I love cats, and I love musicals. So it’s obvious that I have no choice but to love a musical about cats, particularly when it has been successful all over the world for more than 30 years, has several records to its credit (for awhile it was the long-running musical in West End history, and is still the second-longest-running one ever on Broadway), and a list of renowned creators such as T.S. Eliot (high culture, poetry, inspiration), Andrew Lloyd Webber (music), Trevor Nunn (original direction), Gillian Lynne (choreography), John Napier (design) and Cameron Mackintosh (production).

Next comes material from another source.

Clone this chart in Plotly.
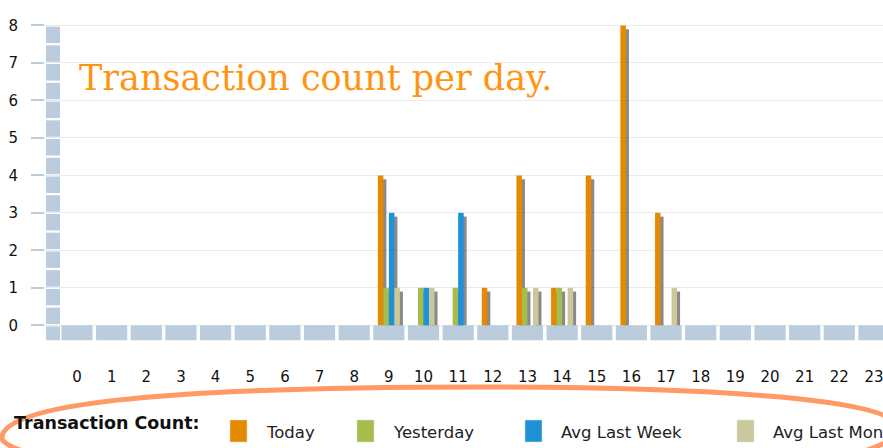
import plotly.graph_objects as go

# ---------------- data ----------------
hours = list(range(24))
hour_labels = [str(h) for h in hours]
series_names = ["Today", "Yesterday", "Avg Last Week", "Avg Last Month"]
today = [0, 0, 0, 0, 0, 0, 0, 0, 0, 4, 0, 0, 1, 4, 1, 4, 8, 3, 0, 0, 0, 0, 0, 0]
yesterday = [0, 0, 0, 0, 0, 0, 0, 0, 0, 1, 1, 1, 0, 1, 1, 0, 0, 0, 0, 0, 0, 0, 0, 0]
avg_last_week = [0, 0, 0, 0, 0, 0, 0, 0, 0, 3, 1, 3, 0, 0, 0, 0, 0, 0, 0, 0, 0, 0, 0, 0]
avg_last_month = [0, 0, 0, 0, 0, 0, 0, 0, 0, 1, 1, 0, 0, 1, 1, 0, 0, 1, 0, 0, 0, 0, 0, 0]
y_ticks = [0, 1, 2, 3, 4, 5, 6, 7, 8]
legend_title = "Transaction Count:"
chart_title = "Transaction count per day."

# ---------------- styling ----------------
W, H = 883, 448
ML, MR, MT, MB = 45, 0, 18, 104
colors = ["#E58A00", "#A5BD4B", "#1E91D9", "#C9C99C"]
floor_color = "#BBCCDD"
bar_w = 0.159
x_range = [-0.9235, 23.261]
y_range = [-0.5, 8.2]

pw, ph = W - ML - MR, H - MT - MB


def px_x(p):
    return (p - ML) / pw


def px_y(p):
    return (H - MB - p) / ph


values = [today, yesterday, avg_last_week, avg_last_month]
fig = go.Figure()

# floor blocks (3D-style axis base)
fig.add_trace(go.Bar(x=hours, y=[0.4] * len(hours), base=-0.4, width=0.9,
                     marker=dict(color=floor_color, line=dict(width=0)),
                     showlegend=False, hoverinfo="skip"))

offsets = [-2 * bar_w + i * bar_w for i in range(4)]
# shadows
for i, vals in enumerate(values):
    fig.add_trace(go.Bar(x=hours, y=[max(v - 0.1, 0) for v in vals],
                         offset=offsets[i] + 0.087, width=bar_w,
                         marker=dict(color="rgba(60,60,60,0.6)", line=dict(width=0)),
                         showlegend=False, hoverinfo="skip"))
# bars
for i, vals in enumerate(values):
    fig.add_trace(go.Bar(x=hours, y=vals, name=series_names[i],
                         offset=offsets[i], width=bar_w,
                         marker=dict(color=colors[i], line=dict(width=0)),
                         showlegend=False))

shapes = []
# left wall blocks
wall_x0, wall_x1 = -0.895, -0.49
shapes.append(dict(type="rect", xref="x", yref="y", x0=wall_x0, x1=wall_x1,
                   y0=-0.4, y1=-0.03, fillcolor=floor_color, line=dict(width=0),
                   layer="above"))
for k in range(16):
    shapes.append(dict(type="rect", xref="x", yref="y", x0=wall_x0, x1=wall_x1,
                       y0=k * 0.5 + 0.03, y1=(k + 1) * 0.5 - 0.03,
                       fillcolor=floor_color, line=dict(width=0), layer="above"))

annotations = []
# title
annotations.append(dict(text=chart_title, xref="paper", yref="paper",
                        x=px_x(77), y=px_y(78), xanchor="left", yanchor="middle",
                        showarrow=False,
                        font=dict(family="DejaVu Serif", size=35, color="#FF9412")))

# custom legend
annotations.append(dict(text="<b>" + legend_title + "</b>", xref="paper", yref="paper",
                        x=px_x(12), y=px_y(423), xanchor="left", yanchor="middle",
                        showarrow=False,
                        font=dict(family="DejaVu Sans", size=17.5, color="#111111")))
swatch_x = [230, 357, 525, 737]
for i, name in enumerate(series_names):
    sx = swatch_x[i]
    shapes.append(dict(type="rect", xref="paper", yref="paper",
                       x0=px_x(sx), x1=px_x(sx + 17), y0=px_y(420), y1=px_y(442),
                       fillcolor=colors[i], line=dict(width=0.5, color="#dddddd")))
    annotations.append(dict(text=name, xref="paper", yref="paper",
                            x=px_x(sx + 34), y=px_y(432), xanchor="left",
                            yanchor="middle", showarrow=False,
                            font=dict(family="DejaVu Sans", size=16.5, color="#222222")))


# highlight ellipse around legend (decoration)
def P(x, y):
    return f"{px_x(x):.5f},{px_y(y):.5f}"


path = ("M " + P(2, 438) +
        " C " + P(2, 405) + " " + P(150, 387) + " " + P(480, 387) +
        " C " + P(700, 387) + " " + P(898, 398) + " " + P(898, 428) +
        " C " + P(898, 470) + " " + P(600, 490) + " " + P(450, 490) +
        " C " + P(150, 490) + " " + P(2, 455) + " " + P(2, 438) + " Z")
shapes.append(dict(type="path", xref="paper", yref="paper", path=path,
                   line=dict(color="#FF9966", width=5), fillcolor="rgba(0,0,0,0)",
                   layer="above"))

fig.update_layout(
    width=W, height=H,
    margin=dict(l=ML, r=MR, t=MT, b=MB, pad=0, autoexpand=False),
    paper_bgcolor="white", plot_bgcolor="white",
    barmode="overlay",
    showlegend=False,
    shapes=shapes,
    annotations=annotations,
    xaxis=dict(range=x_range, tickmode="array", tickvals=hours, ticktext=hour_labels,
               ticks="", showgrid=False, zeroline=False, showline=False,
               ticklabelstandoff=22, ticklabeloverflow="allow",
               tickfont=dict(family="DejaVu Sans", size=15, color="#111111")),
    yaxis=dict(range=y_range, tickmode="array", tickvals=y_ticks,
               ticktext=[str(v) for v in y_ticks],
               ticks="outside", ticklen=13, tickcolor=floor_color, tickwidth=1.5,
               showgrid=True, gridcolor="#EBEBEB", gridwidth=1,
               zeroline=False, showline=False, ticklabelstandoff=10,
               tickfont=dict(family="DejaVu Sans", size=15, color="#111111")),
)

fig.write_html("out.html",
               config={"displayModeBar": False},
               post_script="document.body.style.margin='0';"
                           "document.body.style.overflow='hidden';")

The production at Tel Aviv’s Heichal Hatarbut was a new one created this year for a British touring company, based on the original production (directed by Chrissie Cartwright), which was brought to Israel in its entirety: the varied junkyard scenery, and finally there is justification for renovating the Heichal Hatarbut, since in its previous form Grizabella never could have risen to heaven in a storm on a spacecraft with flickering blue lights, lighting full of effects (including a follow-spot that lights up a row in the audience) and a highly skilled and talented group of singer-actor-dancer-cats. Since the program contains only a list of “understudies,” I cannot tell who sang, danced or meowed what. I can only be impressed with the almost 30 pirouettes of Mr. Mistoffelees; the elderly charm of Gus, the theater cat; the authority of Old Deuteronomy; and the terror sown by Macavity. The sound amplification was done well, and there are subtitles, and screens on the side of the stage that allow us to see the cats’ faces. In short, it is Broadway in Tel Aviv.

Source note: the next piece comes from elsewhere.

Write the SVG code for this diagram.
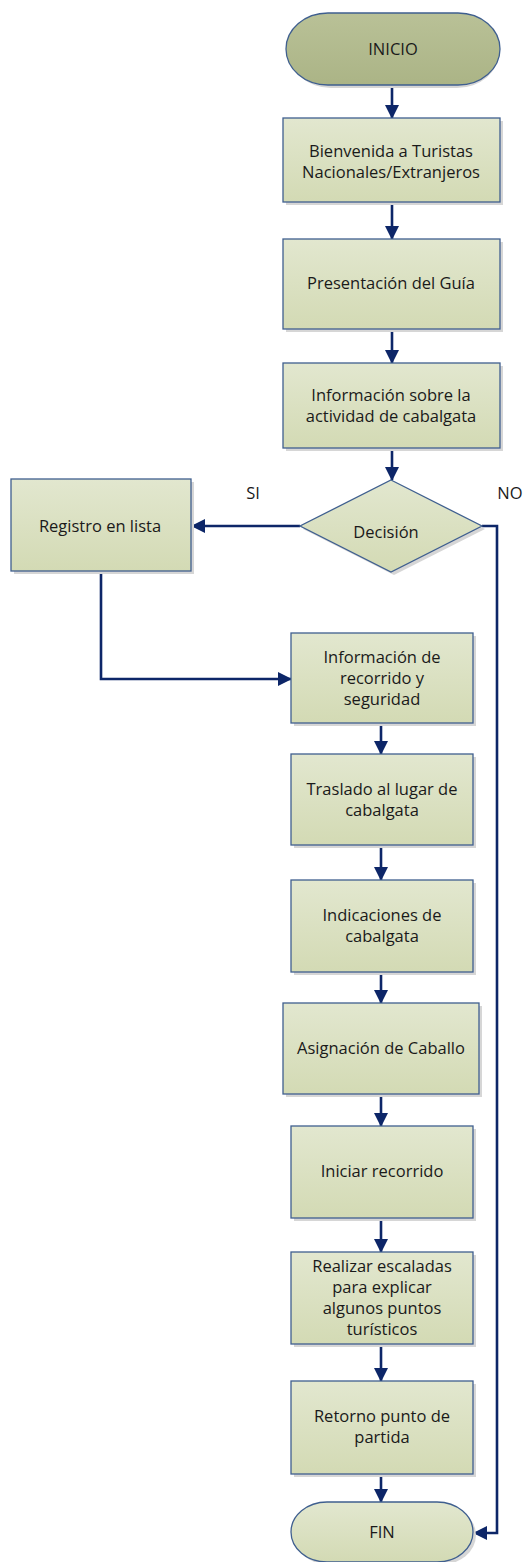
<svg xmlns="http://www.w3.org/2000/svg" width="527" height="1562" viewBox="0 0 527 1562">
<defs>
<linearGradient id="gBox" x1="0" y1="0" x2="0" y2="1">
<stop offset="0" stop-color="#e2e7cf"/>
<stop offset="1" stop-color="#d3dab4"/>
</linearGradient>
<linearGradient id="gStart" x1="0" y1="0" x2="0" y2="1">
<stop offset="0" stop-color="#b9c197"/>
<stop offset="1" stop-color="#abb486"/>
</linearGradient>
<marker id="arr" viewBox="0 0 14 14" refX="13" refY="7" markerWidth="14" markerHeight="14" markerUnits="userSpaceOnUse" orient="auto">
<path d="M0,0 L14,7 L0,14 Z" fill="#0d2668"/>
</marker>
<style>
.box{fill:url(#gBox);stroke:#3f5f8f;stroke-width:1.3}
.sh{fill:#d6d6d6}
.t{font-family:"Open Sans","Liberation Sans",sans-serif;font-size:16.5px;fill:#1a1a1a;text-anchor:middle}
.lbl{font-family:"Open Sans","Liberation Sans",sans-serif;font-size:16.5px;fill:#1a1a1a;text-anchor:middle}
.c{fill:none;stroke:#0d2668;stroke-width:2.6}
</style>
</defs>
<rect width="527" height="1562" fill="#ffffff"/>

<g id="connectors">
<line class="c" x1="392" y1="85" x2="392" y2="118" marker-end="url(#arr)"/>
<line class="c" x1="392" y1="202" x2="392" y2="239" marker-end="url(#arr)"/>
<line class="c" x1="392" y1="329" x2="392" y2="363" marker-end="url(#arr)"/>
<line class="c" x1="392" y1="448" x2="392" y2="480" marker-end="url(#arr)"/>
<line class="c" x1="300" y1="526" x2="192" y2="526" marker-end="url(#arr)"/>
<polyline class="c" points="101,571 101,679 291,679" marker-end="url(#arr)"/>
<polyline class="c" points="482,526 497,526 497,1533 474,1533" marker-end="url(#arr)"/>
<line class="c" x1="381" y1="723" x2="381" y2="754" marker-end="url(#arr)"/>
<line class="c" x1="381" y1="845" x2="381" y2="880" marker-end="url(#arr)"/>
<line class="c" x1="381" y1="972" x2="381" y2="1003" marker-end="url(#arr)"/>
<line class="c" x1="381" y1="1094" x2="381" y2="1126" marker-end="url(#arr)"/>
<line class="c" x1="381" y1="1218" x2="381" y2="1252" marker-end="url(#arr)"/>
<line class="c" x1="381" y1="1344" x2="381" y2="1381" marker-end="url(#arr)"/>
<line class="c" x1="381" y1="1474" x2="381" y2="1502" marker-end="url(#arr)"/>
<text class="lbl" x="253" y="499">SI</text>
<text class="lbl" x="510" y="499">NO</text>
</g>

<g id="inicio">
<path d="M331,16 H457 A42,36 0 0 1 457,88 H331 A42,36 0 0 1 331,16 Z" fill="#d6d6d6"/>
<path d="M328,13 H458 A42,36 0 0 1 458,85 H328 A42,36 0 0 1 328,13 Z" fill="url(#gStart)" stroke="#3f5f8f" stroke-width="1.3"/>
<text class="t" x="393" y="55">INICIO</text>
</g>

<g id="bienvenida">
<rect class="sh" x="286" y="121" width="217" height="84"/>
<rect class="box" x="283" y="118" width="217" height="84"/>
<text class="t" x="391" y="157">Bienvenida a Turistas</text>
<text class="t" x="391" y="178">Nacionales/Extranjeros</text>
</g>

<g id="presentacion">
<rect class="sh" x="286" y="242" width="217" height="90"/>
<rect class="box" x="283" y="239" width="217" height="90"/>
<text class="t" x="391" y="289">Presentación del Guía</text>
</g>

<g id="informacion-actividad">
<rect class="sh" x="286" y="366" width="217" height="85"/>
<rect class="box" x="283" y="363" width="217" height="85"/>
<text class="t" x="391" y="401">Información sobre la</text>
<text class="t" x="391" y="422">actividad de cabalgata</text>
</g>

<g id="decision">
<polygon points="394,483 485,529 394,575 303,529" fill="#d6d6d6"/>
<polygon points="391,480 482,526 391,572 300,526" fill="url(#gBox)" stroke="#3f5f8f" stroke-width="1.3"/>
<text class="t" x="386" y="538">Decisión</text>
</g>

<g id="registro">
<rect class="sh" x="14" y="482" width="180" height="92"/>
<rect class="box" x="11" y="479" width="180" height="92"/>
<text class="t" x="100" y="532">Registro en lista</text>
</g>

<g id="informacion-recorrido">
<rect class="sh" x="294" y="636" width="182" height="90"/>
<rect class="box" x="291" y="633" width="182" height="90"/>
<text class="t" x="382" y="663">Información de</text>
<text class="t" x="382" y="684">recorrido y</text>
<text class="t" x="382" y="705">seguridad</text>
</g>

<g id="traslado">
<rect class="sh" x="294" y="757" width="182" height="91"/>
<rect class="box" x="291" y="754" width="182" height="91"/>
<text class="t" x="382" y="795">Traslado al lugar de</text>
<text class="t" x="382" y="816">cabalgata</text>
</g>

<g id="indicaciones">
<rect class="sh" x="294" y="883" width="182" height="92"/>
<rect class="box" x="291" y="880" width="182" height="92"/>
<text class="t" x="382" y="921">Indicaciones de</text>
<text class="t" x="382" y="942">cabalgata</text>
</g>

<g id="asignacion">
<rect class="sh" x="286" y="1006" width="196" height="91"/>
<rect class="box" x="283" y="1003" width="196" height="91"/>
<text class="t" x="381" y="1054">Asignación de Caballo</text>
</g>

<g id="iniciar">
<rect class="sh" x="294" y="1129" width="182" height="92"/>
<rect class="box" x="291" y="1126" width="182" height="92"/>
<text class="t" x="382" y="1177">Iniciar recorrido</text>
</g>

<g id="realizar">
<rect class="sh" x="294" y="1255" width="182" height="92"/>
<rect class="box" x="291" y="1252" width="182" height="92"/>
<text class="t" x="382" y="1272">Realizar escaladas</text>
<text class="t" x="382" y="1293">para explicar</text>
<text class="t" x="382" y="1314">algunos puntos</text>
<text class="t" x="382" y="1335">turísticos</text>
</g>

<g id="retorno">
<rect class="sh" x="294" y="1384" width="182" height="93"/>
<rect class="box" x="291" y="1381" width="182" height="93"/>
<text class="t" x="382" y="1422">Retorno punto de</text>
<text class="t" x="382" y="1443">partida</text>
</g>

<g id="fin">
<path d="M330,1505 H440 A36,30 0 0 1 440,1565 H330 A36,30 0 0 1 330,1505 Z" fill="#d6d6d6"/>
<path d="M327,1502 H437 A36,30 0 0 1 437,1562 H327 A36,30 0 0 1 327,1502 Z" fill="url(#gBox)" stroke="#3f5f8f" stroke-width="1.3"/>
<text class="t" x="382" y="1538">FIN</text>
</g>
</svg>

Who can resist the charm of such felines?

Now that I have said all that, I will admit that this is the first time I have seen “Cats” on the stage, because I know cats. There is no point in running after them. Let them come to you. And these are not really cats – rather, they are excellent singer-dancers wearing bodysuits, cat makeup and long tails. Also, it’s not really a musical. True, there are characters, but there is no story, no plot. It is a concept musical held together by an idea, and it created a fashion: a musical about steam engines was created later on, with the actors on skates.

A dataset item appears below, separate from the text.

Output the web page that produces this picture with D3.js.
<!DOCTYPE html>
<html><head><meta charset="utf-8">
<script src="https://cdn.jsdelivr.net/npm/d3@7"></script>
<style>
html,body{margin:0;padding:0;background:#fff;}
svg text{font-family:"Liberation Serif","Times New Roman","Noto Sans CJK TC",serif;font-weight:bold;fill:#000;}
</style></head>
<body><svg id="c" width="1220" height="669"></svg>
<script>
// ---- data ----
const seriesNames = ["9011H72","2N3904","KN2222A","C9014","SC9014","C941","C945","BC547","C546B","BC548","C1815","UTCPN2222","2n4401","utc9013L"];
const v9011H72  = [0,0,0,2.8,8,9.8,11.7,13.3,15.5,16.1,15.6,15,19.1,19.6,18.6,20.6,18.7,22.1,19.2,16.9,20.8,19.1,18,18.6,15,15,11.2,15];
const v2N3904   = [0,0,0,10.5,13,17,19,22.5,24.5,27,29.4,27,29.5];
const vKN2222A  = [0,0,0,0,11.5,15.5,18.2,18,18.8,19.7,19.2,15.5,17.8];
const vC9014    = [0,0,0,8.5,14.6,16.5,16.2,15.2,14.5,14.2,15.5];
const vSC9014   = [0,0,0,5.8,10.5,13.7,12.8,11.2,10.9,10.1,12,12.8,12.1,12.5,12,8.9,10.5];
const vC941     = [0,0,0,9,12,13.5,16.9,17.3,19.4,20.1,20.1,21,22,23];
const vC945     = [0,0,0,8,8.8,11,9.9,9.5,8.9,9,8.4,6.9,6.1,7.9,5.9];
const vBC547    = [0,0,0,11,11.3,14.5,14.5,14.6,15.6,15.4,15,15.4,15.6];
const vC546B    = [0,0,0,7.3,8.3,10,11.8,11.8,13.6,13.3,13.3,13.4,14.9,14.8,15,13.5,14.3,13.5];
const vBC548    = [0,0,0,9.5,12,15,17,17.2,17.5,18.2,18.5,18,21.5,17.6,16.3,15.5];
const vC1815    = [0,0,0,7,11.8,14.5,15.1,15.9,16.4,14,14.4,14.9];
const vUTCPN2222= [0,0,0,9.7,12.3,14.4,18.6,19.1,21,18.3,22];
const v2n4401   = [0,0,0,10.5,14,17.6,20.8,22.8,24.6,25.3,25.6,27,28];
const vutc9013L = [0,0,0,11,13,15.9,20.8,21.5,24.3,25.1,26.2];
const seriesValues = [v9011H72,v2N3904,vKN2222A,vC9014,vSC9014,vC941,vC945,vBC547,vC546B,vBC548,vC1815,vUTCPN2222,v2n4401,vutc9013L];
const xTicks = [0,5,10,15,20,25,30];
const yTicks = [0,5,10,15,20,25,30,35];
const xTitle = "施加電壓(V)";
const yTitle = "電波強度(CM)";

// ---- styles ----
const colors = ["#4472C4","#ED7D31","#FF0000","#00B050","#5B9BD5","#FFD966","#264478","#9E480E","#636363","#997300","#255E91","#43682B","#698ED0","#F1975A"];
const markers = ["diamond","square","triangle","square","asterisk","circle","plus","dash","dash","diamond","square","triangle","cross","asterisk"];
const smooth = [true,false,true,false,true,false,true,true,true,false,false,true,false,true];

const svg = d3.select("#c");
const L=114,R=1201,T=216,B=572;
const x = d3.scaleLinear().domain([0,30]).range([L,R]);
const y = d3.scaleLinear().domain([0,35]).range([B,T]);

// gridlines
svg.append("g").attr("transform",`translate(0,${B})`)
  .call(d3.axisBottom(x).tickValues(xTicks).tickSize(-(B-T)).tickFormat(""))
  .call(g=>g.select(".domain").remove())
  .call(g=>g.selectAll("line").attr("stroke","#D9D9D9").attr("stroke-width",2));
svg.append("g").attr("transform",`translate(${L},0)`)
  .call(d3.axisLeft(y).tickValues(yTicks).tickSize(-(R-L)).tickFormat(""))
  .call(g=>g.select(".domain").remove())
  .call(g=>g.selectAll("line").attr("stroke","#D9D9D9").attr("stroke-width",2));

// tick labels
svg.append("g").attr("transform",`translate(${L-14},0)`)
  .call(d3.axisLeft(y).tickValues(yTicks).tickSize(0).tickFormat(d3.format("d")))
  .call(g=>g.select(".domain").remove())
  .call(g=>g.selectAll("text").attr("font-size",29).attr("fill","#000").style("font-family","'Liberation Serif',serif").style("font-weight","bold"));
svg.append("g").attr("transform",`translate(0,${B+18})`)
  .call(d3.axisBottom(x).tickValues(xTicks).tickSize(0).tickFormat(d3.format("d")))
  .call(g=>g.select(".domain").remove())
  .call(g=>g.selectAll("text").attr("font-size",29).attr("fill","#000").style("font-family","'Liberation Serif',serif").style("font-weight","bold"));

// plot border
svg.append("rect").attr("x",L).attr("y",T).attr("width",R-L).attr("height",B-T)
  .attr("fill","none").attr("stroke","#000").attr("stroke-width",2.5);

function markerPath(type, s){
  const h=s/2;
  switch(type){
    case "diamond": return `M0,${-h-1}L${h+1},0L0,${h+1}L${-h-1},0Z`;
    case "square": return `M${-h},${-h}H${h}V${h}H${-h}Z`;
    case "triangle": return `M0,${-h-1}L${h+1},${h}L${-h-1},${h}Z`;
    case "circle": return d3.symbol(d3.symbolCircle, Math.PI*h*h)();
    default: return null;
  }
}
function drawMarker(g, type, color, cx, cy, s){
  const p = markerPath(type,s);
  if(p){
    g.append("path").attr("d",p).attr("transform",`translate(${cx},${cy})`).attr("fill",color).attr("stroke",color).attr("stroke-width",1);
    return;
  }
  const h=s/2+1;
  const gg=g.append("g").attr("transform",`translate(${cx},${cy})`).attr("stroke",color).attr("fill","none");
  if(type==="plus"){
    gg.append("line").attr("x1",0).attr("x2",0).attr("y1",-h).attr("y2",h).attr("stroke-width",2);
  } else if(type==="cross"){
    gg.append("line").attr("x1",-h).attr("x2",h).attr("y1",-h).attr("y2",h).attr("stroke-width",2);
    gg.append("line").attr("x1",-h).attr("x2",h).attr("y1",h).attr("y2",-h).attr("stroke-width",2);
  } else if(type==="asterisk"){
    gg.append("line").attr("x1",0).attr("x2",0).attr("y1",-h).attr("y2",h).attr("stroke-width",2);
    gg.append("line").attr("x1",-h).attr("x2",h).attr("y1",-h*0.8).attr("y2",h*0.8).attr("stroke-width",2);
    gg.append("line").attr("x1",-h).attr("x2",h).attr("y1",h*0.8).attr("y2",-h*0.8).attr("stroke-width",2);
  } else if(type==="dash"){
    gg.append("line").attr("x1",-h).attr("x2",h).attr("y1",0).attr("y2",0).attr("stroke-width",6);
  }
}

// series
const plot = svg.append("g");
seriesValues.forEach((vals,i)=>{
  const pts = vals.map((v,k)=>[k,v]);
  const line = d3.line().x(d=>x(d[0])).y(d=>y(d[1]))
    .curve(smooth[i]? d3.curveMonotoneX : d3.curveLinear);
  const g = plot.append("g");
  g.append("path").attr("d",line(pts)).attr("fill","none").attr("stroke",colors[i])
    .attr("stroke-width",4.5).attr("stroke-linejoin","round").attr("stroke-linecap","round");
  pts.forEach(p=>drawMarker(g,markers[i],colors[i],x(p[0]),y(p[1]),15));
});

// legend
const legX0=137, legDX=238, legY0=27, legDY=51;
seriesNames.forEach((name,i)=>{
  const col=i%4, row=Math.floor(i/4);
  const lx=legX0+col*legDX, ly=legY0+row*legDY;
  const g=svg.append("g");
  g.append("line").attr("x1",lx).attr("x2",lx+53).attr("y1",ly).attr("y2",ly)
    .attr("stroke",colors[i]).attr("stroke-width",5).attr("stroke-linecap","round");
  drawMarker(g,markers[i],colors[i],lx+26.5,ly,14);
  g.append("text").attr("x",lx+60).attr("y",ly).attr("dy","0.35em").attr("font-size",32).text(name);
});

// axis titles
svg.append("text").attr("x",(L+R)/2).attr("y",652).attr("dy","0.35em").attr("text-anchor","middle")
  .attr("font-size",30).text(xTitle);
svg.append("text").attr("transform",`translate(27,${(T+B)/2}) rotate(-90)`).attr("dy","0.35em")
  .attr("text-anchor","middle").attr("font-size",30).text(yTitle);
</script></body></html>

But “Cats” was the first, and it is actually a revue. There is a series of musical numbers in a variety of styles, and you find yourself tapping to the beat and moving in rhythm as you watch, impressed by the choreography. One hit song, “Memory,” sung by the elderly Grizabella, is mercilessly milked: the end of Act One, the beginning of Act Two, and toward the end. Besides “Memory,” one can whistle the set and tap out the rest.

And about Grizabella’s song: What is the difference between cats and musicals? Cats do not care what you think about them, and they make no effort to curry favor. But musicals are eager for the audience to like them. So in this production, one verse of “Memory” is sung in Hebrew, and during the curtain calls, the cats speak Hebrew to the audience, stirring them to even greater applause. Ask your cat what he thinks about that.

The audience in Heichal Hatarbut loved it, and I have no complaints either. I give it an 8 on the meow scale, because only the god of felines gets a 10, and no one, not even T.S. Eliot, knows who he may be.

“Cats,” by Andrew Lloyd Webber and Trevor Nunn, based on poems by T.S. Eliot. Choreography: Gillian Lynne. Set design: John Napier. A touring production from Britain. Director: Chrissie Cartwright. Producer of the tour in Israel: Moshe Yosef. Heichal Hatarbut, Tel Aviv. Two hours and 40 minutes, including intermission. In English with Hebrew subtitles.